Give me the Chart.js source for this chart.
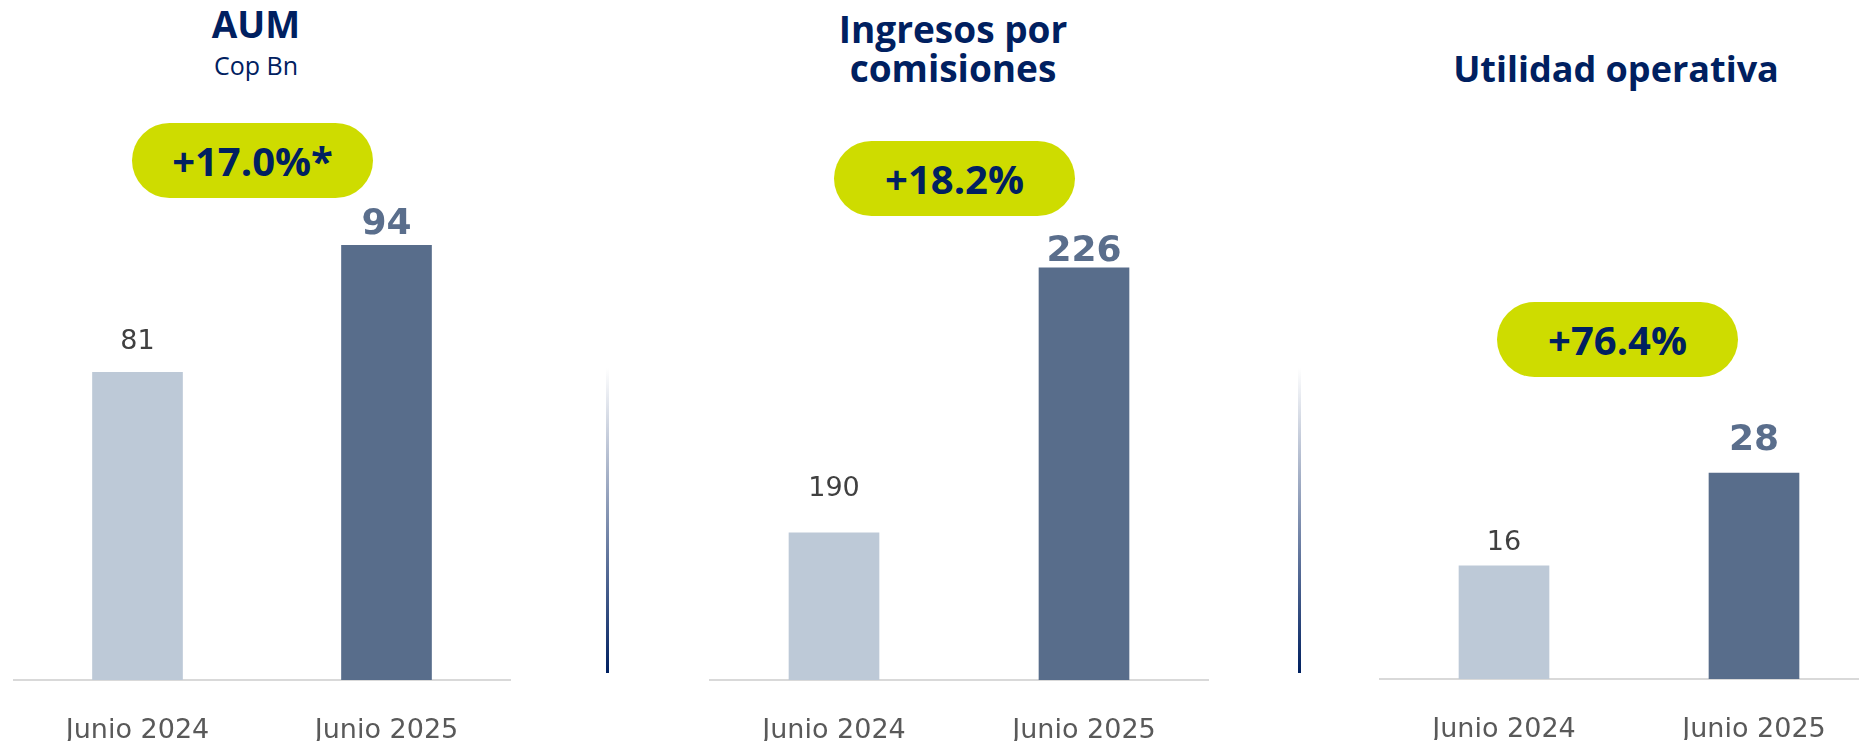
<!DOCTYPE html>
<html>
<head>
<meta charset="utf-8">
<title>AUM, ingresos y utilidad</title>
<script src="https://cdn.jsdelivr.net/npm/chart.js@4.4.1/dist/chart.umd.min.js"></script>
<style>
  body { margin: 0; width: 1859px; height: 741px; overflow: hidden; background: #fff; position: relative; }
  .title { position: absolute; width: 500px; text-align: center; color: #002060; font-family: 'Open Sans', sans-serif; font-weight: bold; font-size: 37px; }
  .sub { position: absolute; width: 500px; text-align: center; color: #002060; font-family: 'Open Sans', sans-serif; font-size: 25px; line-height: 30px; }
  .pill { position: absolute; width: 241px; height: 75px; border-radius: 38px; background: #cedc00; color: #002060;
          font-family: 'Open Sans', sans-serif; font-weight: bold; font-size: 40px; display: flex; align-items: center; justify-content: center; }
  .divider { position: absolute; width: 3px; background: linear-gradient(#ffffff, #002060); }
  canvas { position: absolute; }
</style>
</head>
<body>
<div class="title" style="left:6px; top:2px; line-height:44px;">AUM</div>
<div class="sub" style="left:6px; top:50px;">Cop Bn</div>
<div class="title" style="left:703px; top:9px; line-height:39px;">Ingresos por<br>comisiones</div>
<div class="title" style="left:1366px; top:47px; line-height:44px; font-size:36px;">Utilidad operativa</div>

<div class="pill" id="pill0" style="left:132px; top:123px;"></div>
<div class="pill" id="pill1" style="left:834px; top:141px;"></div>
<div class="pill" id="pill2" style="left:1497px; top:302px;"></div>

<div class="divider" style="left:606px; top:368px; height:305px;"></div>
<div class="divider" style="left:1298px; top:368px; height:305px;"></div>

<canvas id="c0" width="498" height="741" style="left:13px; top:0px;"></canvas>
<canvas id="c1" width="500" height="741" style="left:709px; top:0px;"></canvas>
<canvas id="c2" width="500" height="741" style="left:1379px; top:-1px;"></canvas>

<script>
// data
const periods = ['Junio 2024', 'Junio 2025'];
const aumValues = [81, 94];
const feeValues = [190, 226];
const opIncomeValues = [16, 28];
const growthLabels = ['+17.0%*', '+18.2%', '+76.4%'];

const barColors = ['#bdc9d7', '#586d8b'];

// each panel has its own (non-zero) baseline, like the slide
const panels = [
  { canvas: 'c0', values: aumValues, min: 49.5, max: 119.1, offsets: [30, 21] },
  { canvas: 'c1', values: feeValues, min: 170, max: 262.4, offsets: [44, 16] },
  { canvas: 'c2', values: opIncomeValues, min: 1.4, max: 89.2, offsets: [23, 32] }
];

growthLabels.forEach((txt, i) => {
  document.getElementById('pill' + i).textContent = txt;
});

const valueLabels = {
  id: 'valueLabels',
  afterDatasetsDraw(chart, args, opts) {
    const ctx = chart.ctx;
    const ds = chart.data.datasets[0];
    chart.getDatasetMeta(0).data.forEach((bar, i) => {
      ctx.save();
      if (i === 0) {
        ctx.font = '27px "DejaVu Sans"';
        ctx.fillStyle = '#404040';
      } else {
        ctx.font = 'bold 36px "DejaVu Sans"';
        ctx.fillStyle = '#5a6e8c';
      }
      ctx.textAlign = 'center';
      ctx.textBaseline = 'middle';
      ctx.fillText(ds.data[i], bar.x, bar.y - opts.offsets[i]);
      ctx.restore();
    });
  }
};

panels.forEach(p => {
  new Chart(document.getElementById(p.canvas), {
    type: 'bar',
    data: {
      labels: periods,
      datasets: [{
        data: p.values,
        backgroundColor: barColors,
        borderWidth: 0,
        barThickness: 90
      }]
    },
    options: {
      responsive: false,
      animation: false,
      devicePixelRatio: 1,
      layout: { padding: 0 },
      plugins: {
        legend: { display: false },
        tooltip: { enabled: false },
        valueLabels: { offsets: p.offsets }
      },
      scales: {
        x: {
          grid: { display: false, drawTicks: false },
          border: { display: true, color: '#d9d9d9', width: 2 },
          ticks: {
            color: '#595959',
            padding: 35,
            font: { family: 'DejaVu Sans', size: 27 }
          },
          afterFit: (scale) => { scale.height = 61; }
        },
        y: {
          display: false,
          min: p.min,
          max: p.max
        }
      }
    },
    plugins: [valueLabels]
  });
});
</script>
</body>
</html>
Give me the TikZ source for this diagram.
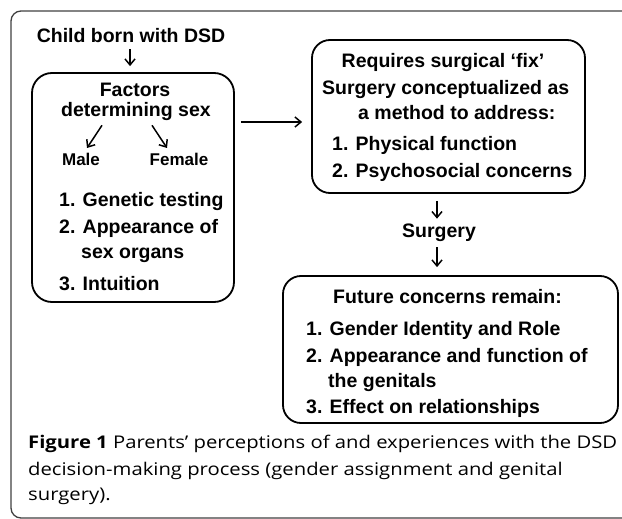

### EXERCISE TASK:
All entries must be written out again exactly as given, with no pictures in the copy.

### RESULT FOR THIS EXERCISE:
Give me the Chart.js source for this chart.
<!DOCTYPE html>
<html>
<head>
<meta charset="utf-8">
<title>AUM, ingresos y utilidad</title>
<script src="https://cdn.jsdelivr.net/npm/chart.js@4.4.1/dist/chart.umd.min.js"></script>
<style>
  body { margin: 0; width: 1859px; height: 741px; overflow: hidden; background: #fff; position: relative; }
  .title { position: absolute; width: 500px; text-align: center; color: #002060; font-family: 'Open Sans', sans-serif; font-weight: bold; font-size: 37px; }
  .sub { position: absolute; width: 500px; text-align: center; color: #002060; font-family: 'Open Sans', sans-serif; font-size: 25px; line-height: 30px; }
  .pill { position: absolute; width: 241px; height: 75px; border-radius: 38px; background: #cedc00; color: #002060;
          font-family: 'Open Sans', sans-serif; font-weight: bold; font-size: 40px; display: flex; align-items: center; justify-content: center; }
  .divider { position: absolute; width: 3px; background: linear-gradient(#ffffff, #002060); }
  canvas { position: absolute; }
</style>
</head>
<body>
<div class="title" style="left:6px; top:2px; line-height:44px;">AUM</div>
<div class="sub" style="left:6px; top:50px;">Cop Bn</div>
<div class="title" style="left:703px; top:9px; line-height:39px;">Ingresos por<br>comisiones</div>
<div class="title" style="left:1366px; top:47px; line-height:44px; font-size:36px;">Utilidad operativa</div>

<div class="pill" id="pill0" style="left:132px; top:123px;"></div>
<div class="pill" id="pill1" style="left:834px; top:141px;"></div>
<div class="pill" id="pill2" style="left:1497px; top:302px;"></div>

<div class="divider" style="left:606px; top:368px; height:305px;"></div>
<div class="divider" style="left:1298px; top:368px; height:305px;"></div>

<canvas id="c0" width="498" height="741" style="left:13px; top:0px;"></canvas>
<canvas id="c1" width="500" height="741" style="left:709px; top:0px;"></canvas>
<canvas id="c2" width="500" height="741" style="left:1379px; top:-1px;"></canvas>

<script>
// data
const periods = ['Junio 2024', 'Junio 2025'];
const aumValues = [81, 94];
const feeValues = [190, 226];
const opIncomeValues = [16, 28];
const growthLabels = ['+17.0%*', '+18.2%', '+76.4%'];

const barColors = ['#bdc9d7', '#586d8b'];

// each panel has its own (non-zero) baseline, like the slide
const panels = [
  { canvas: 'c0', values: aumValues, min: 49.5, max: 119.1, offsets: [30, 21] },
  { canvas: 'c1', values: feeValues, min: 170, max: 262.4, offsets: [44, 16] },
  { canvas: 'c2', values: opIncomeValues, min: 1.4, max: 89.2, offsets: [23, 32] }
];

growthLabels.forEach((txt, i) => {
  document.getElementById('pill' + i).textContent = txt;
});

const valueLabels = {
  id: 'valueLabels',
  afterDatasetsDraw(chart, args, opts) {
    const ctx = chart.ctx;
    const ds = chart.data.datasets[0];
    chart.getDatasetMeta(0).data.forEach((bar, i) => {
      ctx.save();
      if (i === 0) {
        ctx.font = '27px "DejaVu Sans"';
        ctx.fillStyle = '#404040';
      } else {
        ctx.font = 'bold 36px "DejaVu Sans"';
        ctx.fillStyle = '#5a6e8c';
      }
      ctx.textAlign = 'center';
      ctx.textBaseline = 'middle';
      ctx.fillText(ds.data[i], bar.x, bar.y - opts.offsets[i]);
      ctx.restore();
    });
  }
};

panels.forEach(p => {
  new Chart(document.getElementById(p.canvas), {
    type: 'bar',
    data: {
      labels: periods,
      datasets: [{
        data: p.values,
        backgroundColor: barColors,
        borderWidth: 0,
        barThickness: 90
      }]
    },
    options: {
      responsive: false,
      animation: false,
      devicePixelRatio: 1,
      layout: { padding: 0 },
      plugins: {
        legend: { display: false },
        tooltip: { enabled: false },
        valueLabels: { offsets: p.offsets }
      },
      scales: {
        x: {
          grid: { display: false, drawTicks: false },
          border: { display: true, color: '#d9d9d9', width: 2 },
          ticks: {
            color: '#595959',
            padding: 35,
            font: { family: 'DejaVu Sans', size: 27 }
          },
          afterFit: (scale) => { scale.height = 61; }
        },
        y: {
          display: false,
          min: p.min,
          max: p.max
        }
      }
    },
    plugins: [valueLabels]
  });
});
</script>
</body>
</html>
Give me the TikZ source for this diagram.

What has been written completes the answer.